The Senate narrowly voted down a Republican amendment on Wednesday that would have criminalized the creation of certain types of chimeras, or human-animal hybrids, for research purposes.

The vote was 49-48 with every Senate Democrat, including Independent Sens. Bernie Sanders of Vermont and Angus King of Maine, voting against the amendment. All Republicans voted in favor. Sens. Thom Tillis of North Carolina, Joe Manchin of West Virginia, and Marsha Blackburn of Tennessee did not vote.

Proposed this week against the backdrop of the National Institutes of Health (NIH) potentially lifting its moratorium on research using chimeras, the Endless Frontier Act would have imposed penalties as high as $1 million and up to 10 years in prison, citing the ethical concerns of such research.

The bill also contained language cracking down on the transfer of a human embryo to a non-human womb.

“We shouldn’t need to clarify in law that creating animal-human hybrids or ‘chimeras’ is ethically unthinkable, but sadly the need for that very clear distinction has arrived,” said Republican Oklahoma Sen. James Lankford, who co-sponsored the amendment with Republican Sens. Mike Braun of Indiana and Steve Daines of Montana.

“Human life is distinct and sacred, and research that creates an animal-human hybrid or transfers a human embryo into an animal womb or vice versa should be completely prohibited, and engaging in such unethical experiments should be a crime,” Sen. Braun added.

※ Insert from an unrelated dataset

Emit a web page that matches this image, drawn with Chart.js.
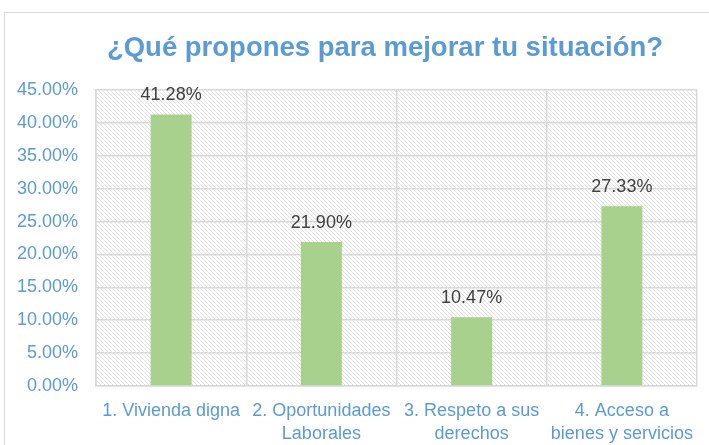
<!DOCTYPE html>
<html lang="es">
<head>
    <meta charset="UTF-8">
    <title>¿Qué propones para mejorar tu situación?</title>
    <script src="https://cdn.jsdelivr.net/npm/chart.js"></script>
    <style>
        html, body { margin: 0; padding: 0; background: #fff; }
        body { width: 709px; height: 445px; overflow: hidden; position: relative; font-family: 'Liberation Sans', Arial, sans-serif; }
        /* marco exterior del grafico */
        .frame { position: absolute; left: 4px; top: 12px; width: 720px; height: 460px; border: 1px solid #d9d9d9; box-sizing: border-box; }
        .wrap { position: absolute; left: 0; top: 0; width: 709px; height: 445px; }
    </style>
</head>
<body>
<div class="frame"></div>
<div class="wrap"><canvas id="chart" width="709" height="445"></canvas></div>

<script>
    // datos
    const titulo = '¿Qué propones para mejorar tu situación?';
    const categorias = [
        ['1. Vivienda digna'],
        ['2. Oportunidades', 'Laborales'],
        ['3. Respeto a sus', 'derechos'],
        ['4. Acceso a', 'bienes y servicios']
    ];
    const porcentajes = [41.28, 21.90, 10.47, 27.33];
    const ejeMin = 0;
    const ejeMax = 45;
    const ejePaso = 5;

    const azul = '#5b9bd5';
    const verde = '#a9d18e';
    const gris = '#d9d9d9';
    const fuente = '"Liberation Sans", Arial, sans-serif';

    // fondo rayado del area de trazado
    function crearRayado() {
        const c = document.createElement('canvas');
        c.width = 4; c.height = 4;
        const g = c.getContext('2d');
        g.fillStyle = '#ffffff';
        g.fillRect(0, 0, 4, 4);
        g.strokeStyle = '#e0e0e0';
        g.lineWidth = 1;
        g.beginPath();
        g.moveTo(-1, -1); g.lineTo(5, 5);
        g.moveTo(-1, 3); g.lineTo(1, 5);
        g.moveTo(3, -1); g.lineTo(5, 1);
        g.stroke();
        return c;
    }

    const fondoRayado = {
        id: 'fondoRayado',
        beforeDraw(chart) {
            const { ctx, chartArea: a } = chart;
            ctx.save();
            ctx.fillStyle = ctx.createPattern(crearRayado(), 'repeat');
            ctx.fillRect(a.left, a.top, a.right - a.left, a.bottom - a.top);
            ctx.restore();
        }
    };

    // titulo un poco desplazado a la izquierda, como en el original
    const tituloPlugin = {
        id: 'tituloPlugin',
        afterDraw(chart) {
            const { ctx } = chart;
            ctx.save();
            ctx.font = 'bold 27.5px ' + fuente;
            ctx.fillStyle = azul;
            ctx.textAlign = 'center';
            ctx.textBaseline = 'middle';
            ctx.fillText(titulo, 385, 48);
            ctx.restore();
        }
    };

    const etiquetas = {
        id: 'etiquetas',
        afterDatasetsDraw(chart) {
            const { ctx } = chart;
            const meta = chart.getDatasetMeta(0);
            ctx.save();
            ctx.font = '18px ' + fuente;
            ctx.fillStyle = '#404040';
            ctx.textAlign = 'center';
            ctx.textBaseline = 'middle';
            meta.data.forEach((bar, i) => {
                ctx.fillText(porcentajes[i].toFixed(2) + '%', bar.x, bar.y - 19);
            });
            ctx.restore();
        }
    };

    new Chart(document.getElementById('chart'), {
        type: 'bar',
        data: {
            labels: categorias,
            datasets: [{
                data: porcentajes,
                backgroundColor: verde,
                borderWidth: 0,
                categoryPercentage: 1,
                barPercentage: 0.273
            }]
        },
        options: {
            responsive: false,
            animation: false,
            layout: { padding: { left: 17, right: 12, top: 90, bottom: 0 } },
            plugins: {
                legend: { display: false },
                tooltip: { enabled: false },
                title: { display: false }
            },
            scales: {
                x: {
                    afterFit(scale) { scale.height = 59; },
                    grid: { color: gris, lineWidth: 1.5, drawTicks: false, offset: true },
                    border: { color: gris, width: 1.5 },
                    ticks: {
                        color: azul,
                        padding: 13,
                        maxRotation: 0,
                        font: { family: fuente, size: 18, lineHeight: 1.3 }
                    }
                },
                y: {
                    min: ejeMin,
                    max: ejeMax,
                    afterFit(scale) { scale.width = 79; },
                    grid: { color: gris, lineWidth: 1.5, drawTicks: false },
                    border: { color: gris, width: 1.5 },
                    ticks: {
                        stepSize: ejePaso,
                        color: azul,
                        padding: 18,
                        font: { family: fuente, size: 18 },
                        callback: v => v.toFixed(2) + '%'
                    }
                }
            }
        },
        plugins: [fondoRayado, etiquetas, tituloPlugin]
    });
</script>
</body>
</html>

“In trying to compete with China, we shouldn’t become like them. It’s critical that we draw a bright line against unethical forms of research that fail to recognize the distinct value of humans over animals,” Sen. Daines, who is the founder and chairman of the Senate pro-life caucus, told the Daily Caller.

The International Society for Stem Cell Research (ISSCR) released guidance on Wednesday backing chimeric research, saying that “Chimeric embryo and in utero research … should proceed for the minimum time necessary to achieve the scientific aim,” according to Fox News.

“This research must proceed incrementally, stopping at well-defined timepoints to assess the degree and scope of chimerism during development before proceeding to full gestation, if full gestation is among the well-justified goals of the research. To avoid unpredictable and widespread chimerism, researchers should endeavor to use targeted chimerism strategies to limit chimerism to a particular organ system or region of the gestating chimeric animal,” the guidelines added.

The NIH has yet to release its own guidance on human-animal hybrid research.